Proof:Suppose $x \in L$ , We need to show that for a suitable choice of $t$, the probability that M rejects $x$ is at most $2^{-p(n)}$ Now M rejects $x$ iff N accepts $x$ at most $t$ times during the $2t + 1$ computations.Hence: $$Pr[\text{M rejects $x$}] \le \sum_{k=0}^t \begin{pmatrix} 2t+1 \\ k \end{pmatrix} (\frac {3}{4})^k (\frac {1}{4})^{2t+1-k} \tag{1} \\\le \frac {(t+1)}{4} \begin{pmatrix} 2t+1 \\ t \end{pmatrix} (\frac {3}{16})^{t} \\ \le 2^{2t+1} \frac {(t+1)}{4} (\frac {3}{16})^{t} \le(t+1) (\frac {3}{4})^{t}$$
It follows from this that
$$\begin{align*} \Bbb P[\text{M rejects }x]&=\Bbb P[\text{N accepts }x\text{ at most }t\text{ times}]\\ &=\sum_{k=0}^t\Bbb P[\text{N accepts }x\text{ exactly }k\text{ times}] \end{align*}$$
Suppose that the probability that $N$ accepts $x$ is $\frac34$. Let $K$ be a particular set of $k$ of the $2t+1$ trials; then the probability that $N$ accepts $x$ on all of the trials in $K$ and does not accept $x$ on any of the remaining trials is
$$\left(\frac34\right)^k\left(\frac14\right)^{2t+1-k}\;.$$
There are $\binom{2t+1}k$ possible sets of $k$ trials, so the probability that $N$ accepts $x$ on exactly $k$ trials is
$$\binom{2t+1}k\left(\frac34\right)^k\left(\frac14\right)^{2t+1-k}\;,$$
and
$$\sum_{k=0}^t\binom{2t+1}k\left(\frac34\right)^k\left(\frac14\right)^{2t+1-k}$$
is the probability that $N$ accepts $x$ at most $t$ times.

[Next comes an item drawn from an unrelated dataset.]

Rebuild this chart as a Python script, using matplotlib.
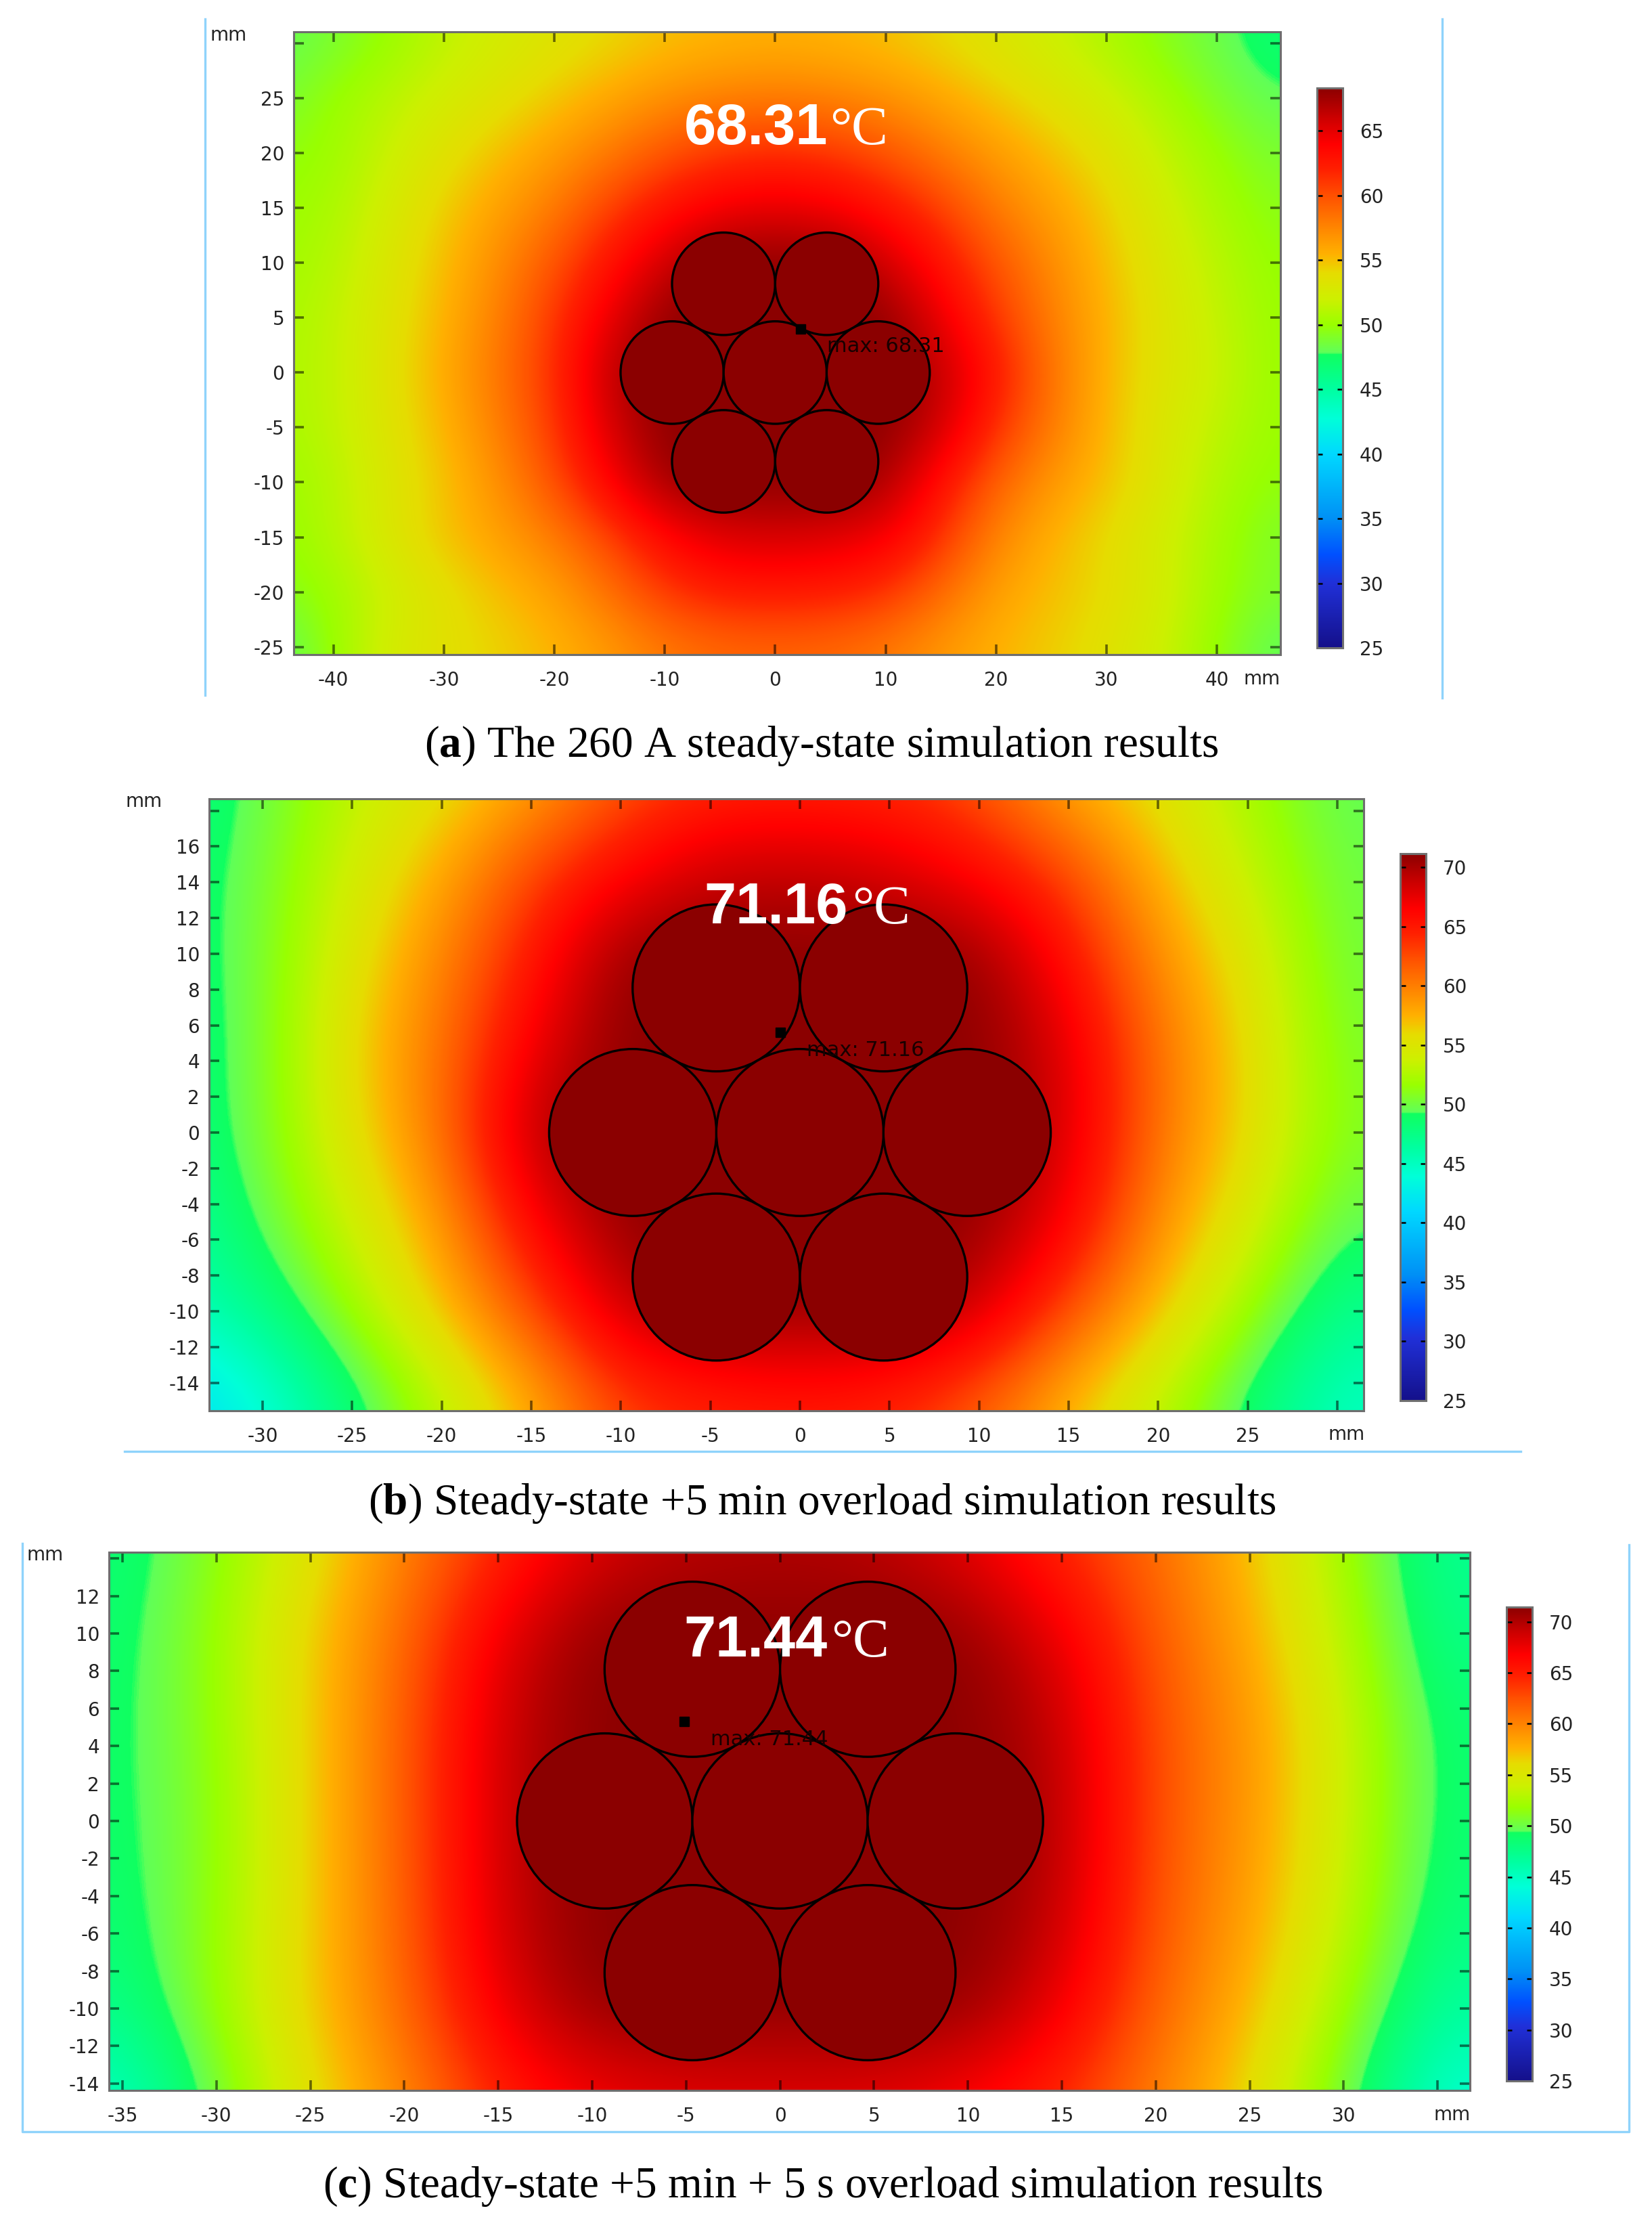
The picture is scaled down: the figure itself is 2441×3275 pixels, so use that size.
import matplotlib
matplotlib.use('Agg')
import matplotlib.pyplot as plt
from matplotlib.colors import LinearSegmentedColormap
from matplotlib.lines import Line2D
from matplotlib.patches import Circle

W, H = 2441, 3275
plt.rcParams['axes.unicode_minus'] = False
plt.rcParams['mathtext.fontset'] = 'custom'
plt.rcParams['mathtext.bf'] = 'Liberation Serif:bold'
plt.rcParams['mathtext.rm'] = 'Liberation Serif'

# colour scale
cmap_pos = [0, .115, .166, .231, .346, .41, .462, .524, .528, .577, .623, .67, .704, .739, .808, .854, .90, .947, 1]
cmap_col = ['#14108a', '#2030d8', '#0050ff', '#0090f5', '#00d8ff', '#00ffd8', '#00ffa0', '#10ff60', '#60ff58',
            '#99ff00', '#cdf000', '#e6dc00', '#ffb000', '#ff9000', '#ff5000', '#ff2000', '#ff0000', '#cc0000', '#8b0000']

# strand centres and radius, mm
strand_x = [-4.67, 4.67, -9.33, 0, 9.33, -4.67, 4.67]
strand_y = [8.09, 8.09, 0, 0, 0, -8.09, -8.09]
strand_r = 4.67

# (a) 260 A steady state, temperatures on a 5 mm grid
a_x = [-45, -40, -35, -30, -25, -20, -15, -10, -5, 0, 5, 10, 15, 20, 25, 30, 35, 40, 45]
a_y = [30, 25, 20, 15, 10, 5, 0, -5, -10, -15, -20, -25]
a_temp = [
    [47.9, 48.8, 50, 51.4, 52.4, 53.3, 54.1, 54.9, 55.3, 55.5, 55.3, 54.9, 54.1, 53.1, 52, 50.8, 49.4, 48.2, 47],
    [48.6, 50, 51.2, 52.4, 53.5, 54.7, 55.9, 57, 57.7, 58, 57.7, 57, 55.9, 54.7, 53.5, 52.2, 50.6, 49, 47.9],
    [49.5, 50.2, 51.8, 53.5, 55, 56.4, 58, 59.8, 61.1, 61.5, 61.1, 59.8, 58, 56.4, 55, 53.5, 51.6, 50, 48.8],
    [50, 50.6, 52.5, 54.5, 56.2, 58, 60.7, 62.9, 64.4, 65, 64.4, 62.9, 60.7, 58, 56.2, 54.5, 52.4, 50.6, 49.4],
    [50.2, 51, 53, 55, 57.2, 59.8, 62.9, 65.9, 68.2, 68.3, 68.2, 65.9, 62.9, 59.8, 57.2, 55, 53, 51.2, 49.8],
    [50.5, 51.4, 53.3, 55.4, 57.8, 61.1, 64.8, 68.2, 68.3, 68.3, 68.3, 68.2, 64.8, 61.1, 57.8, 55.4, 53.3, 51.6, 50],
    [50.7, 51.4, 53.5, 55.7, 58.3, 61.4, 66.6, 68.3, 68.3, 68.3, 68.3, 68.3, 66.5, 62.7, 58.4, 55.3, 53.3, 51.9, 50],
    [50.5, 51.4, 53.3, 55.3, 57.8, 61, 65.7, 68.2, 68.3, 68.3, 68.3, 68.3, 66, 61.4, 58, 55.2, 53, 51.4, 50],
    [50, 51, 53, 54.8, 57, 60, 64, 67.7, 68.3, 68.3, 68.3, 67.3, 63, 59.2, 56.6, 54.9, 53, 50.8, 49.7],
    [49.8, 51, 53, 54.9, 56.2, 57.9, 60.5, 63.5, 65.3, 65.6, 65.3, 64.4, 61.4, 57.5, 55.4, 54, 52.3, 50.5, 48.9],
    [49.2, 50.2, 52, 53.6, 55, 56.2, 58.5, 61, 62.3, 62.5, 62.3, 61.4, 58.8, 56.2, 55, 54, 52.5, 50.2, 49],
    [47.5, 50, 52.5, 53.6, 54.3, 55.3, 56.5, 58, 58.8, 59, 58.8, 58, 56.6, 55.4, 54.5, 53.5, 52, 49.8, 47.8],
]

# (b) steady state + 5 min overload
b_x = [-35, -30, -25, -20, -15, -10, -5, 0, 5, 10, 15, 20, 25, 30]
b_y = [20, 15, 10, 5, 0, -5, -10, -15]
b_temp = [
    [47.5, 49.6, 53, 55, 57.5, 61.5, 63.3, 63.5, 63.3, 61.5, 57, 55, 52, 49.3],
    [48, 50, 54, 57.5, 62.5, 65.6, 68.6, 68.9, 68, 65.6, 62.4, 57, 53.2, 49.8],
    [48, 50.2, 55, 59.5, 65, 71, 71.16, 71.16, 71.16, 71, 65.6, 59, 55, 50],
    [47.5, 50.2, 56, 60.5, 67, 71.16, 71.16, 71.16, 71.16, 71.16, 68, 60.5, 56, 50.4],
    [47.5, 50.2, 55.5, 60.5, 70, 71.16, 71.16, 71.16, 71.16, 71.16, 68.4, 60.5, 56, 50.8],
    [46, 49.6, 53.8, 58.5, 66.5, 71, 71.16, 71.16, 71.16, 71, 67, 59, 54.5, 49.4],
    [45, 47.2, 51.8, 56.8, 62.4, 69, 71, 71, 71, 69, 62.4, 56.9, 51.8, 47],
    [41, 43.5, 48, 52.8, 57.5, 62.9, 64.2, 64.7, 64.2, 61.5, 57, 53, 48.4, 44.8],
]

# (c) steady state + 5 min + 5 s overload
c_x = [-35, -30, -25, -20, -15, -10, -5, 0, 5, 10, 15, 20, 25, 30, 35]
c_y = [15, 10, 5, 0, -5, -10, -15]
c_temp = [
    [48.3, 51, 55.2, 59.8, 64, 68, 69.5, 69.8, 69.5, 67.5, 64, 61, 57, 52, 47],
    [48.6, 51.7, 56.6, 61.2, 67.7, 71.44, 71.44, 71.44, 71.44, 71.4, 67.7, 62, 58, 53, 47.5],
    [48.8, 51.5, 56.6, 61.7, 69, 71.44, 71.44, 71.44, 71.44, 71.44, 69.5, 62.5, 59, 54, 48.5],
    [48.8, 51.2, 56.6, 61.7, 69, 71.44, 71.44, 71.44, 71.44, 71.44, 70, 62.5, 59, 54, 48.5],
    [48.5, 51.5, 56.6, 61.5, 69, 71.44, 71.44, 71.44, 71.44, 71.44, 69.5, 62.2, 58.5, 53.5, 48],
    [47.5, 51.8, 56.8, 61.2, 67.7, 71.44, 71.44, 71.44, 71.44, 71.4, 67.7, 61.5, 57.5, 52, 46.5],
    [44.5, 50, 55.7, 59.4, 64.5, 66.8, 67.7, 67.7, 67.7, 66.3, 64, 60, 56, 50, 44],
]

# panel settings: axes box in pixels, limits, ticks
panels = [
    dict(x=a_x, y=a_y, temp=a_temp, vmax=68.31, box=(434, 47, 1892, 967), xlim=(-43.6, 45.76), ylim=(-25.7, 31.05),
         xticks=[-40, -30, -20, -10, 0, 10, 20, 30, 40], xhide=[],
         yticks=[-25, -20, -15, -10, -5, 0, 5, 10, 15, 20, 25, 30], yhide=[30],
         cbar=(1946, 130, 1984, 957), cticks=[25, 30, 35, 40, 45, 50, 55, 60, 65],
         mark=(2.3, 4.0), mm1=(338, 52), mm2=(1865, 1003), big=(1011, 213), deg=(1226, 213)),
    dict(x=b_x, y=b_y, temp=b_temp, vmax=71.16, box=(309, 1180, 2015, 2084), xlim=(-32.98, 31.47), ylim=(-15.57, 18.67),
         xticks=[-30, -25, -20, -15, -10, -5, 0, 5, 10, 15, 20, 25, 30], xhide=[30],
         yticks=[-14, -12, -10, -8, -6, -4, -2, 0, 2, 4, 6, 8, 10, 12, 14, 16, 18], yhide=[18],
         cbar=(2069, 1261, 2107, 2069), cticks=[25, 30, 35, 40, 45, 50, 55, 60, 65, 70],
         mark=(-1.1, 5.6), mm1=(213, 1184), mm2=(1990, 2119), big=(1040, 1364), deg=(1259, 1364)),
    dict(x=c_x, y=c_y, temp=c_temp, vmax=71.44, box=(161, 2293, 2172, 3088), xlim=(-35.72, 36.72), ylim=(-14.37, 14.33),
         xticks=[-35, -30, -25, -20, -15, -10, -5, 0, 5, 10, 15, 20, 25, 30, 35], xhide=[35],
         yticks=[-14, -12, -10, -8, -6, -4, -2, 0, 2, 4, 6, 8, 10, 12, 14], yhide=[14],
         cbar=(2226, 2374, 2264, 3074), cticks=[25, 30, 35, 40, 45, 50, 55, 60, 65, 70],
         mark=(-5.1, 5.3), mm1=(67, 2297), mm2=(2146, 3124), big=(1010, 2447), deg=(1228, 2447)),
]

captions = [
    (1214, 1102, r'($\mathbf{a}$) The 260 A steady-state simulation results'),
    (1215, 2221, r'($\mathbf{b}$) Steady-state +5 min overload simulation results'),
    (1216, 3230, r'($\mathbf{c}$) Steady-state +5 min + 5 s overload simulation results'),
]

# light blue frame pieces left around the screenshots
frames = [
    ([303, 303], [28, 1027]),
    ([2131, 2131], [28, 1031]),
    ([184, 2247], [2144, 2144]),
    ([33, 33, 2407, 2407], [2280, 3149, 3149, 2282]),
]

fig = plt.figure(figsize=(W / 100, H / 100), dpi=100)
cmap = LinearSegmentedColormap.from_list('comsol', list(zip(cmap_pos, cmap_col)), N=1024)


def px(x, y):
    return x / W, 1 - y / H


def add_box(box):
    x0, y0, x1, y1 = box
    return fig.add_axes([x0 / W, 1 - y1 / H, (x1 - x0) / W, (y1 - y0) / H])


for p in panels:
    ax = add_box(p['box'])
    x = p['x']
    y = p['y']
    dx = x[1] - x[0]
    im = ax.imshow(p['temp'], cmap=cmap, vmin=25, vmax=p['vmax'], aspect='auto', interpolation='bicubic',
                   interpolation_stage='data', origin='upper',
                   extent=(x[0] - dx / 2, x[-1] + dx / 2, y[-1] - dx / 2, y[0] + dx / 2))
    for cx, cy in zip(strand_x, strand_y):
        ax.add_patch(Circle((cx, cy), strand_r, facecolor='#8b0000', edgecolor='black', linewidth=2.4))
    ax.set_xlim(p['xlim'])
    ax.set_ylim(p['ylim'])
    ax.set_xticks(p['xticks'])
    ax.set_yticks(p['yticks'])
    ax.set_xticklabels(['' if v in p['xhide'] else str(v) for v in p['xticks']])
    ax.set_yticklabels(['' if v in p['yhide'] else str(v) for v in p['yticks']])
    ax.tick_params(axis='x', direction='in', top=True, bottom=True, length=11, width=2.6,
                   color=(0, 0, 0, .55), labelsize=20, labelcolor='#222222', pad=17)
    ax.tick_params(axis='y', direction='in', left=True, right=True, length=11, width=2.6,
                   color=(0, 0, 0, .55), labelsize=20, labelcolor='#222222', pad=10)
    for s in ax.spines.values():
        s.set_color('#6e6e6e')
        s.set_linewidth(2.2)

    # max marker and its label
    ax.plot([p['mark'][0]], [p['mark'][1]], marker='s', color='black', markersize=10.5, linestyle='none')
    ax.annotate('max: %.2f' % p['vmax'], xy=p['mark'], xytext=(28, -19), textcoords='offset points',
                fontsize=22, color='#180000', va='center', ha='left')

    cax = add_box(p['cbar'])
    cb = fig.colorbar(im, cax=cax)
    cb.set_ticks(p['cticks'])
    cb.ax.tick_params(direction='in', left=True, right=True, length=6, width=1.8, color='black',
                      labelsize=20, labelcolor='#222222', pad=18)
    cb.ax.minorticks_off()
    cb.outline.set_edgecolor('#707070')
    cb.outline.set_linewidth(2.2)

    fig.text(*px(*p['mm1']), 'mm', fontsize=20, color='#222222', ha='center', va='center')
    fig.text(*px(*p['mm2']), 'mm', fontsize=20, color='#222222', ha='center', va='center')

    # big white temperature label, digits in sans and the unit in serif
    fig.text(*px(*p['big']), '%.2f' % p['vmax'], fontsize=61, fontweight='bold', family='Liberation Sans',
             color='white', ha='left', va='baseline')
    fig.text(*px(*p['deg']), '°C', fontsize=58, family='Liberation Serif',
             color='white', ha='left', va='baseline')

for cx, cy, label in captions:
    fig.text(*px(cx, cy), label, fontsize=47, family='Liberation Serif', color='black', ha='center', va='center')

for fx, fy in frames:
    fig.add_artist(Line2D([v / W for v in fx], [1 - v / H for v in fy], color='#8fd3fb', linewidth=2.4))

fig.savefig('out.png', dpi=100)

Without more context I’m not sure why we have only the inequality
$$\Bbb P[\text{M rejects }x]\le\sum_{k=0}^t\binom{2t+1}k\left(\frac34\right)^k\left(\frac14\right)^{2t+1-k}$$
instead of equality, but this should at least point you in the right direction.